▶ _PROBLEM DETAILS_: Reproduce the listing below exactly, minus its pictures.

[Start STORED DATA]

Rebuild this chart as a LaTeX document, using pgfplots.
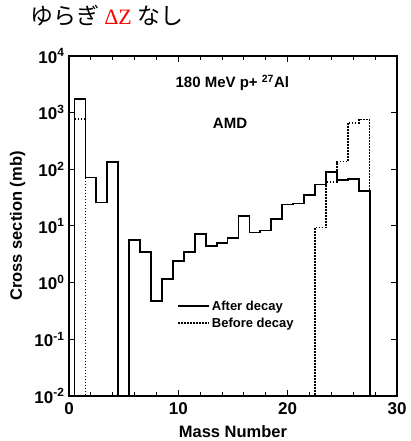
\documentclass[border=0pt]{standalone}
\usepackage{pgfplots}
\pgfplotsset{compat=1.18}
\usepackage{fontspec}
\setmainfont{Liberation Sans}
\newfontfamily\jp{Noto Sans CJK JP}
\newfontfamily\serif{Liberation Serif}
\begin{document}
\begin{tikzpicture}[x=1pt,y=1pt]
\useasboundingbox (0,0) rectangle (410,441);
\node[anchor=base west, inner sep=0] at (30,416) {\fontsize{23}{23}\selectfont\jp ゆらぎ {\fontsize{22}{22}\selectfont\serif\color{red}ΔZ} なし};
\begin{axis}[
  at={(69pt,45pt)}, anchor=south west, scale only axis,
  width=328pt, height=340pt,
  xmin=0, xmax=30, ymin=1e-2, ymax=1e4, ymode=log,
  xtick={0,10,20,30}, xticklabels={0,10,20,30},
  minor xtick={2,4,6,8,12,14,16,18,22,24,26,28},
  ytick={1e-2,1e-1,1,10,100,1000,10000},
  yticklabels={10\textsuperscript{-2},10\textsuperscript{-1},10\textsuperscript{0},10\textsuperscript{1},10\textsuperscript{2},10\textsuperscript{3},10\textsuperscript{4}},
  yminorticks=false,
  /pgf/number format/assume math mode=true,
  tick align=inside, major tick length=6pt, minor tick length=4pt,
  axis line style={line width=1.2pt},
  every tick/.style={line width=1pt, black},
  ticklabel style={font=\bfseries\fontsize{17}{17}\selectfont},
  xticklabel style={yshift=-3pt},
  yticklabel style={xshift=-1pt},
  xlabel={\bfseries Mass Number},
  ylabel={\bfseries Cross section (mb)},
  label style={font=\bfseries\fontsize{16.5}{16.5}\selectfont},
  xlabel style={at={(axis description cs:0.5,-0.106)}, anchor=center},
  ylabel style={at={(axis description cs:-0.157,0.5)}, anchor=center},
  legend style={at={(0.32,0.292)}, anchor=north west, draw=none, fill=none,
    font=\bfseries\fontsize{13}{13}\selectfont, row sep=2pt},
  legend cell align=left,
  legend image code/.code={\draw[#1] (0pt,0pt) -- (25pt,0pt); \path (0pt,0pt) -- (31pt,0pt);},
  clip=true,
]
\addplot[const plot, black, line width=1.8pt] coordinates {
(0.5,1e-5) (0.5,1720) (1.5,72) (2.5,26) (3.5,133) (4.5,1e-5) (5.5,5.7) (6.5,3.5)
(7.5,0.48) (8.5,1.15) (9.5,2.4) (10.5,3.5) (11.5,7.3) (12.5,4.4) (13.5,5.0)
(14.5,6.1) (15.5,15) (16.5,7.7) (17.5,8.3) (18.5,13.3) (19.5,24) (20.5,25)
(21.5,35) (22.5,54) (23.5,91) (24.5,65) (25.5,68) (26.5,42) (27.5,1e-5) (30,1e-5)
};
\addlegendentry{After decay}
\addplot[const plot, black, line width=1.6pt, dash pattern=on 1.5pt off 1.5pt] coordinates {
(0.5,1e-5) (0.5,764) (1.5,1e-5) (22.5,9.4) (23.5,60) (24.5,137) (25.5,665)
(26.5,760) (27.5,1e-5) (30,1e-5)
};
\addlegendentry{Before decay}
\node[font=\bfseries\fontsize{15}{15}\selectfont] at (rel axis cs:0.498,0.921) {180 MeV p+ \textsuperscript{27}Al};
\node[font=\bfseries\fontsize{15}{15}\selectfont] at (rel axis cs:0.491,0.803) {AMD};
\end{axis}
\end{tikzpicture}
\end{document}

[End STORED DATA]

▶ _COMPLETED EXERCISE_:
Rebuild this chart as a LaTeX document, using pgfplots.
\documentclass[border=0pt]{standalone}
\usepackage{pgfplots}
\pgfplotsset{compat=1.18}
\usepackage{fontspec}
\setmainfont{Liberation Sans}
\newfontfamily\jp{Noto Sans CJK JP}
\newfontfamily\serif{Liberation Serif}
\begin{document}
\begin{tikzpicture}[x=1pt,y=1pt]
\useasboundingbox (0,0) rectangle (410,441);
\node[anchor=base west, inner sep=0] at (30,416) {\fontsize{23}{23}\selectfont\jp ゆらぎ {\fontsize{22}{22}\selectfont\serif\color{red}ΔZ} なし};
\begin{axis}[
  at={(69pt,45pt)}, anchor=south west, scale only axis,
  width=328pt, height=340pt,
  xmin=0, xmax=30, ymin=1e-2, ymax=1e4, ymode=log,
  xtick={0,10,20,30}, xticklabels={0,10,20,30},
  minor xtick={2,4,6,8,12,14,16,18,22,24,26,28},
  ytick={1e-2,1e-1,1,10,100,1000,10000},
  yticklabels={10\textsuperscript{-2},10\textsuperscript{-1},10\textsuperscript{0},10\textsuperscript{1},10\textsuperscript{2},10\textsuperscript{3},10\textsuperscript{4}},
  yminorticks=false,
  /pgf/number format/assume math mode=true,
  tick align=inside, major tick length=6pt, minor tick length=4pt,
  axis line style={line width=1.2pt},
  every tick/.style={line width=1pt, black},
  ticklabel style={font=\bfseries\fontsize{17}{17}\selectfont},
  xticklabel style={yshift=-3pt},
  yticklabel style={xshift=-1pt},
  xlabel={\bfseries Mass Number},
  ylabel={\bfseries Cross section (mb)},
  label style={font=\bfseries\fontsize{16.5}{16.5}\selectfont},
  xlabel style={at={(axis description cs:0.5,-0.106)}, anchor=center},
  ylabel style={at={(axis description cs:-0.157,0.5)}, anchor=center},
  legend style={at={(0.32,0.292)}, anchor=north west, draw=none, fill=none,
    font=\bfseries\fontsize{13}{13}\selectfont, row sep=2pt},
  legend cell align=left,
  legend image code/.code={\draw[#1] (0pt,0pt) -- (25pt,0pt); \path (0pt,0pt) -- (31pt,0pt);},
  clip=true,
]
\addplot[const plot, black, line width=1.8pt] coordinates {
(0.5,1e-5) (0.5,1720) (1.5,72) (2.5,26) (3.5,133) (4.5,1e-5) (5.5,5.7) (6.5,3.5)
(7.5,0.48) (8.5,1.15) (9.5,2.4) (10.5,3.5) (11.5,7.3) (12.5,4.4) (13.5,5.0)
(14.5,6.1) (15.5,15) (16.5,7.7) (17.5,8.3) (18.5,13.3) (19.5,24) (20.5,25)
(21.5,35) (22.5,54) (23.5,91) (24.5,65) (25.5,68) (26.5,42) (27.5,1e-5) (30,1e-5)
};
\addlegendentry{After decay}
\addplot[const plot, black, line width=1.6pt, dash pattern=on 1.5pt off 1.5pt] coordinates {
(0.5,1e-5) (0.5,764) (1.5,1e-5) (22.5,9.4) (23.5,60) (24.5,137) (25.5,665)
(26.5,760) (27.5,1e-5) (30,1e-5)
};
\addlegendentry{Before decay}
\node[font=\bfseries\fontsize{15}{15}\selectfont] at (rel axis cs:0.498,0.921) {180 MeV p+ \textsuperscript{27}Al};
\node[font=\bfseries\fontsize{15}{15}\selectfont] at (rel axis cs:0.491,0.803) {AMD};
\end{axis}
\end{tikzpicture}
\end{document}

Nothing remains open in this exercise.